Recent introduction of a dual console robotic system and greater recognition of the importance of minimally invasive training among residents and fellows at many programs across the country has led to interest in evaluating the outcomes of these approaches. Due to limitations in residency work duty hours, the amount of time spent on surgical training has also decreased and poses additional challenges to incorporating the novel minimally invasive approach into residency and fellowship training curriculum (Advincula and Wang 2009). In this context, the benefits provided by the dual console training are especially important since they provide an opportunity for the trainee to operate under direct supervision and at the same time as an attending physician (Smith et al. 2012). Potential obstacles for dual console training implementation include the possibility of litigation issues for the instructors and the need for designing protective measures (Lee et al. 2012).

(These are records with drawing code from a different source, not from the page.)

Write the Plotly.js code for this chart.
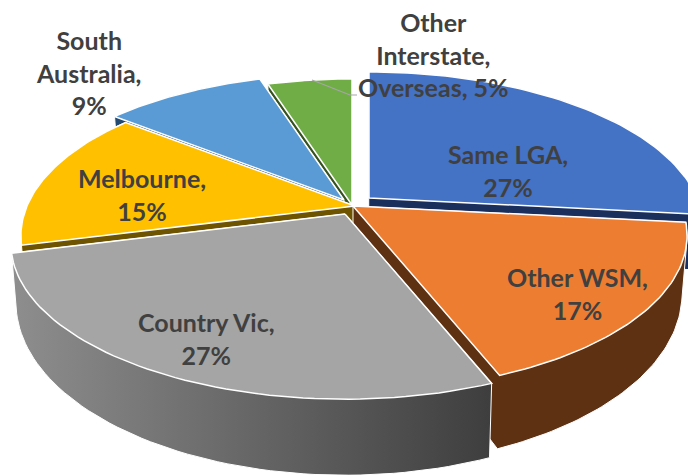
<!DOCTYPE html>
<html><head><meta charset="utf-8">
<script src="https://cdn.plot.ly/plotly-3.0.1.min.js"></script>
<style>html,body{margin:0;padding:0;background:#fff}#c{width:688px;height:475px}</style>
</head><body><div id="c"></div>
<script>
// Data
var categories = ["Same LGA","Other WSM","Country Vic","Melbourne","South Australia","Other Interstate, Overseas"];
var values = [26.7,17.3,27,14.7,9.4,4.9];
var shownPercent = [27,17,27,15,9,5];
var labelLines = ["Same LGA,<br>27%","Other WSM,<br>17%","Country Vic,<br>27%","Melbourne,<br>15%","South<br>Australia,<br>9%","Other<br>Interstate,<br>Overseas, 5%"];

// Styles and placement
var topColors = ["#4472c4","#ed7d31","#a5a5a5","#ffc000","#5b9bd5","#70ad47"];
var wallColors = ["#1b2f5c","#5e3112","#5a5a5a","#6e5300","#234a70","#35521f"];
var tipX = [369,353,345,355,344,352];
var tipY = [198,206,214,206,200,205];
var labelX = [508,577,206,142,88,433];
var labelY = [170,293,338,194,72,54];
var paintOrder = [5,4,3,0,1,2];
var RX = 328, RY = 150, P = 0.19;

function project(deg, i){
  var a = deg*Math.PI/180, X = Math.sin(a), Y = -Math.cos(a), s = 1/(1-P*Y);
  return [tipX[i]+RX*X*s, tipY[i]+RY*Y*s];
}
function lower(p){ return [350+(p[0]-350)*0.985, p[1]+55+(p[1]-208)*0.11]; }
function outline(i, start, sweep){
  var pts = [[tipX[i],tipY[i]]], n = 60;
  for(var k=0;k<=n;k++) pts.push(project(start+sweep*k/n,i));
  return pts;
}
function hull(pts){
  var s = pts.slice().sort(function(a,b){return a[0]-b[0]||a[1]-b[1];});
  function cross(o,a,b){return (a[0]-o[0])*(b[1]-o[1])-(a[1]-o[1])*(b[0]-o[0]);}
  var lo=[],up=[];
  s.forEach(function(p){while(lo.length>1&&cross(lo[lo.length-2],lo[lo.length-1],p)<=0)lo.pop();lo.push(p);});
  s.slice().reverse().forEach(function(p){while(up.length>1&&cross(up[up.length-2],up[up.length-1],p)<=0)up.pop();up.push(p);});
  return lo.slice(0,-1).concat(up.slice(0,-1));
}
function closed(pts){return {x:pts.map(function(p){return p[0];}).concat(pts[0][0]),y:pts.map(function(p){return p[1];}).concat(pts[0][1])};}

var total = values.reduce(function(a,b){return a+b;},0);
var starts = [], acc = 0;
values.forEach(function(v){starts.push(acc/total*360);acc+=v;});

var traces = [];
paintOrder.forEach(function(i){
  var top = outline(i,starts[i],values[i]/total*360);
  var wall = closed(hull(top.concat(top.map(lower))));
  var w = {x:wall.x,y:wall.y,mode:"lines",fill:"toself",fillcolor:wallColors[i],line:{color:"#ffffff",width:1},hoverinfo:"skip",showlegend:false};
  if(categories[i]==="Country Vic"){
    w.fillgradient = {type:"horizontal",colorscale:[[0,"#8e8e8e"],[1,"#3e3e3e"]]};
    delete w.fillcolor;
  }
  traces.push(w);
  var t = closed(top);
  traces.push({x:t.x,y:t.y,mode:"lines",fill:"toself",fillcolor:topColors[i],line:{color:"#ffffff",width:1.5},name:categories[i],hoverinfo:"name",showlegend:false});
});
// leader line of the last label
traces.push({x:[312,350,357],y:[80,95,95],mode:"lines",line:{color:"#a6a6a6",width:1.2},hoverinfo:"skip",showlegend:false});

var annotations = labelLines.map(function(t,i){
  return {x:labelX[i],y:labelY[i],xref:"x",yref:"y",text:"<b>"+t+"</b>",showarrow:false,align:"center",
    xanchor:"center",yanchor:"middle",font:{family:"Lato, 'Open Sans', sans-serif",size:25,color:"#404040"}};
});

Plotly.newPlot("c",traces,{
  width:688,height:475,margin:{l:0,r:0,t:0,b:0},paper_bgcolor:"#fff",plot_bgcolor:"#fff",showlegend:false,
  xaxis:{range:[0,688],visible:false,fixedrange:true},
  yaxis:{range:[475,0],visible:false,fixedrange:true},
  annotations:annotations
},{displayModeBar:false,staticPlot:true});
</script></body></html>
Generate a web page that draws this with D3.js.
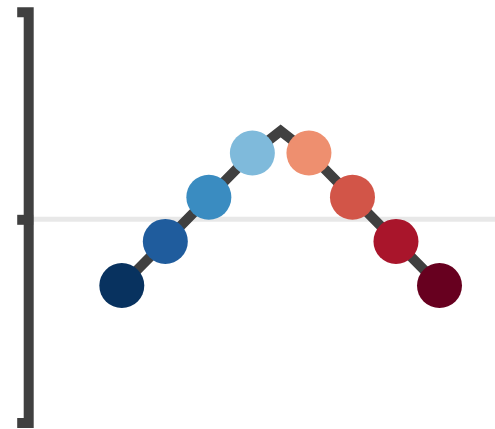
<!DOCTYPE html>
<html>
<head>
<meta charset="utf-8">
<script src="https://cdn.jsdelivr.net/npm/d3@7"></script>
<style>
  html, body { margin: 0; padding: 0; background: #fff; }
  svg { display: block; }
</style>
</head>
<body>
<svg id="chart" width="495" height="429"></svg>
<script>
// ---- data ----
const xValues = [-3.65, -2.65, -1.65, -0.65, 0.65, 1.65, 2.65, 3.65];
const yValues = [-1.5, -0.5, 0.5, 1.5, 1.5, 0.5, -0.5, -1.5];
const peakX = 0;
const peakY = 2.0;
const pointColors = ["#08325f", "#1f5c9d", "#3a8cc1", "#7fbadb", "#ee8f6f", "#d25548", "#a9152b", "#67001f"];
const yDomain = [-4.6, 4.7];
const yTickValues = [0];

// ---- layout ----
const W = 495, H = 429;
const svg = d3.select("#chart");

const x = d3.scaleLinear().domain([-3.65, 3.65]).range([121.8, 439.5]);
const y = d3.scaleLinear().domain(yDomain).range([422.5, 11.7]);
const axisX = 28.2;

// zero reference line
svg.append("line")
  .attr("x1", axisX).attr("x2", W)
  .attr("y1", y(0)).attr("y2", y(0))
  .attr("stroke", "#e8e8e8")
  .attr("stroke-width", 5);

// line data including the peak
const lineData = xValues.map((v, i) => ({x: v, y: yValues[i]}));
lineData.splice(4, 0, {x: peakX, y: peakY});

svg.append("path")
  .datum(lineData)
  .attr("fill", "none")
  .attr("stroke", "#404040")
  .attr("stroke-width", 10)
  .attr("stroke-linejoin", "miter")
  .attr("d", d3.line().x(d => x(d.x)).y(d => y(d.y)));

// circles
svg.append("g")
  .selectAll("circle")
  .data(xValues.map((v, i) => ({x: v, y: yValues[i], c: pointColors[i]})))
  .join("circle")
  .attr("cx", d => x(d.x))
  .attr("cy", d => y(d.y))
  .attr("r", 22.5)
  .attr("fill", d => d.c);

// y axis
const gAxis = svg.append("g")
  .attr("transform", `translate(${axisX},0)`)
  .call(d3.axisLeft(y).tickValues(yTickValues).tickSize(6).tickSizeOuter(6).tickFormat(""));
gAxis.selectAll("path, line")
  .attr("stroke", "#404040")
  .attr("stroke-width", 10)
  .attr("stroke-linecap", "square")
  .attr("stroke-linejoin", "miter");
</script>
</body>
</html>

With accessibility of the robotic approach in mind, it is important to remember that it is not intended to replace laparoscopy. Although safe and efficient, with outcomes at least on par with laparoscopy, robotic surgery is associated with significantly increased cost of procedure and prolonged operative times (Weinberg et al. 2011). The lack of tactile feedback is another sensible disadvantage in robotic myomectomy and other procedures depending on haptic feedback (Weinberg et al. 2011). Continued advancements and innovations in robotic sector are likely to eventually overcome the limitations currently posed by robotic approach and may lead to a paradigm shift in the field of gynecologic minimally invasive surgery.